世界大戦後の荒廃したニューヨークで戦火を生き抜いた元SWATの敏腕女性隊員デュナンと、その相棒・サイボーグとなったかつての恋人ブリアレオスは未だ戦いの日々を送っていた。終わりの見えない戦いの中、人類が生み出した理想都市オリュンポスでの安息を夢見る2人の前に突如現れた1人の少女。オリュンポスから来たという彼女は謎の追手に追われていた。少女と行動を共にする中で、2人は彼女の身体に秘められた秘密を知ることになる。それは世界を、地球を破壊し尽くすほどの巨大な力の鍵だった。迫り来る更なる最強の追手、今、人類の未来は2人に託された。

キャスト

デュナン:小松由佳
ブリアレオス:諏訪部順一
アイリス:悠木碧
オルソン:高橋広樹
ニュクス:名塚佳織
タロス:東地宏樹
双角:玄田哲章
マシューズ:堀勝之祐

荒牧伸志(アラマキシンジ)

メカニックデザイナーとしてアニメーション界で頭角を現しその後、監督デビューを果たす。
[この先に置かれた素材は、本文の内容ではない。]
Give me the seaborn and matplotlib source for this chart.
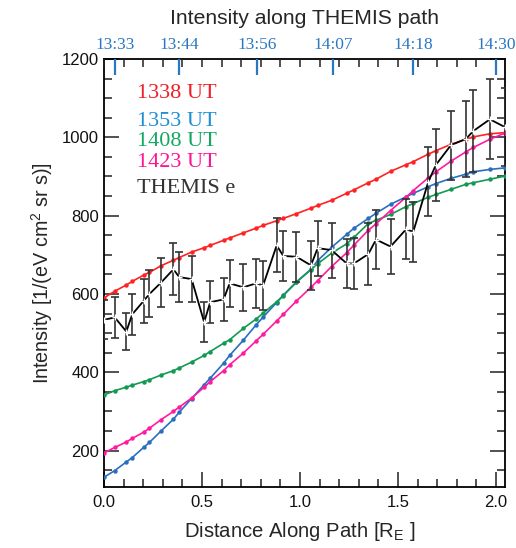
import matplotlib
matplotlib.use("Agg")
import matplotlib.pyplot as plt
import seaborn as sns
import numpy as np
from matplotlib.ticker import MultipleLocator

# ---- data ----
dist = [0.000, 0.055, 0.114, 0.144, 0.202, 0.232, 0.291, 0.354, 0.384, 0.447,
        0.511, 0.542, 0.610, 0.641, 0.711, 0.776, 0.812, 0.881, 0.915, 0.982,
        1.056, 1.090, 1.161, 1.238, 1.276, 1.349, 1.388, 1.462, 1.541, 1.578,
        1.655, 1.694, 1.770, 1.847, 1.884, 1.969, 2.046]

ut1338 = [590, 607, 623, 632, 648, 655, 672, 686, 693, 707,
          718, 724, 737, 743, 756, 768, 775, 787, 793, 805,
          819, 826, 839, 857, 866, 884, 893, 913, 930, 938,
          957, 966, 982, 995, 1001, 1009, 1012]

ut1353 = [132, 149, 171, 182, 208, 221, 250, 280, 298, 333,
          368, 385, 423, 443, 482, 521, 541, 578, 597, 631,
          663, 685, 719, 752, 768, 793, 806, 829, 848, 857,
          874, 882, 895, 906, 912, 918, 922]

ut1408 = [342, 353, 362, 367, 376, 381, 393, 404, 411, 426,
          443, 453, 474, 483, 512, 536, 551, 580, 596, 630,
          662, 677, 704, 728, 745, 780, 788, 803, 823, 831,
          847, 854, 867, 880, 884, 893, 901]

ut1423 = [194, 208, 222, 231, 247, 257, 279, 300, 311, 334,
          362, 376, 404, 419, 449, 480, 497, 531, 548, 582,
          617, 634, 670, 705, 725, 763, 779, 813, 847, 864,
          897, 912, 939, 963, 974, 995, 1011]

themis = [534, 540, 504, 548, 582, 600, 629, 663, 643, 638,
          528, 579, 586, 627, 617, 627, 622, 724, 697, 695,
          673, 717, 712, 678, 678, 702, 739, 721, 765, 759,
          887, 930, 980, 996, 1016, 1046, 1026]

themis_err = [50, 53, 48, 53, 57, 60, 62, 66, 63, 58,
              51, 53, 56, 60, 60, 63, 62, 69, 64, 64,
              63, 70, 70, 62, 66, 80, 75, 71, 77, 77,
              88, 92, 88, 97, 105, 102, 100]

time_pos = [0.056, 0.383, 0.781, 1.168, 1.577, 2.000]
time_labels = ["13:33", "13:44", "13:56", "14:07", "14:18", "14:30"]

legend_labels = ["1338 UT", "1353 UT", "1408 UT", "1423 UT", "THEMIS e"]

# ---- style ----
sns.set_style("ticks")
plt.rcParams["font.family"] = ["Liberation Sans", "DejaVu Sans"]
plt.rcParams["mathtext.default"] = "regular"

fig = plt.figure(figsize=(5.16, 5.48), dpi=100)
ax = fig.add_axes([104/516, 1 - 487/548, 401/516, 428/548])

curve_colors = ["#ff2222", "#2a6fbf", "#139a52", "#ff1aa0"]
legend_colors = ["#f01e28", "#1f8fd4", "#12a860", "#ff1493", "#333333"]

for yv, c in zip([ut1338, ut1353, ut1408, ut1423], curve_colors):
    sns.lineplot(x=dist, y=yv, color=c, linewidth=1.2, marker="o",
                 markersize=3.2, markeredgewidth=0, sort=False, ax=ax,
                 zorder=3)

ax.errorbar(dist, themis, yerr=themis_err, fmt="none", ecolor="#333333",
            elinewidth=1.2, capsize=3.2, capthick=1.2, zorder=4)
sns.lineplot(x=dist, y=themis, color="black", linewidth=1.3, marker="+",
             markersize=4, markeredgewidth=1.0, sort=False, ax=ax, zorder=5)

ax.set_xlim(0, 2.046)
ax.set_ylim(107, 1200)

ax.xaxis.set_major_locator(MultipleLocator(0.5))
ax.xaxis.set_minor_locator(MultipleLocator(0.1))
ax.yaxis.set_major_locator(MultipleLocator(200))
ax.yaxis.set_minor_locator(MultipleLocator(50))
ax.xaxis.set_major_formatter(matplotlib.ticker.FormatStrFormatter("%.1f"))

ax.tick_params(which="both", direction="in", bottom=True, top=False,
               left=True, right=True, color="#222222", width=1.1,
               labelsize=12, labelcolor="#111111")
ax.tick_params(which="major", length=10.5)
ax.tick_params(which="minor", length=5.5)
ax.tick_params(axis="x", pad=5.5)
ax.tick_params(axis="y", pad=3.5)
for s in ax.spines.values():
    s.set_linewidth(1.3)
    s.set_color("black")

ax.set_xlabel("Distance Along Path [R$_E$ ]", fontsize=14.6)
ax.set_ylabel("Intensity [1/(eV cm$^2$ sr s)]", fontsize=14.2, labelpad=5)
ax.xaxis.set_label_coords(0.488, -0.078)

# top axis (time)
ax2 = ax.twiny()
ax2.set_xlim(ax.get_xlim())
ax2.set_xticks(time_pos)
ax2.set_xticklabels(time_labels, family=["Liberation Serif", "DejaVu Serif"],
                    fontsize=12.5, color="#2a78c2")
ax2.xaxis.set_minor_locator(MultipleLocator(0.1))
ax2.tick_params(which="major", direction="in", length=11.5, width=1.6,
                color="#2a78c2", pad=4)
ax2.tick_params(which="minor", direction="in", length=5.5, width=1.1,
                color="#222222")
for s in ax2.spines.values():
    s.set_visible(False)
ax2.set_title("Intensity along THEMIS path", fontsize=15.2, pad=25)

# legend as coloured text
ys = [0.910, 0.844, 0.797, 0.747, 0.688]
for lab, c, yy in zip(legend_labels, legend_colors, ys):
    ax.text(0.083, yy, lab, transform=ax.transAxes, color=c, fontsize=16,
            family=["Liberation Serif", "DejaVu Serif"], va="baseline",
            ha="left")

fig.savefig("out.png", dpi=100)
2004年には「APPLESEED」を発表。フル3DCG、トゥーンシェーディング、モーションキャプチャーという手法を用いた、画期的作品で日本のファンは元より海外でも称賛の声を集めた。2007年にはその続編「EX MACHINA」を監督し、高評価を獲得。2012年7月公開のハリウッド映画「スターシップ・トゥルーパーズ インベイジョン」の監督を務めている。2013年には映画「キャプテンハーロック」の監督も務め、日本のみならず世界でも支持されている。

中田ヤスタカ(ナカタヤスタカ)

2001年に自身のユニットであるCAPSULEにてCDデビュー。以降、Perfume、きゃりーぱみゅぱみゅのプロデュースをはじめ、アニメ映画「ONE PIECE FILM Z」オープニングテーマ曲や「LIAR GAME」シリーズのサウンドトラック、テレビ・ラジオ番組のテーマ曲制作など多方面にてに活躍中。昨今は日本人初のカイリー・ミノーグへのリミックス提供をはじめ、映画 「スター・トレック イントゥ・ダークネス」の挿入楽曲に携わるなどグローバルな活動が目覚ましい。その自由奔放かつ刺激的な楽曲群は音楽界のみならず、服飾や美容、映像などクリエイティビティを共有するシーンからも熱い支持を得ている。また自身のレギュラーパーティの主宰・メインアクトを務め、大型フェスやファッションショーイベントなどにも出演している。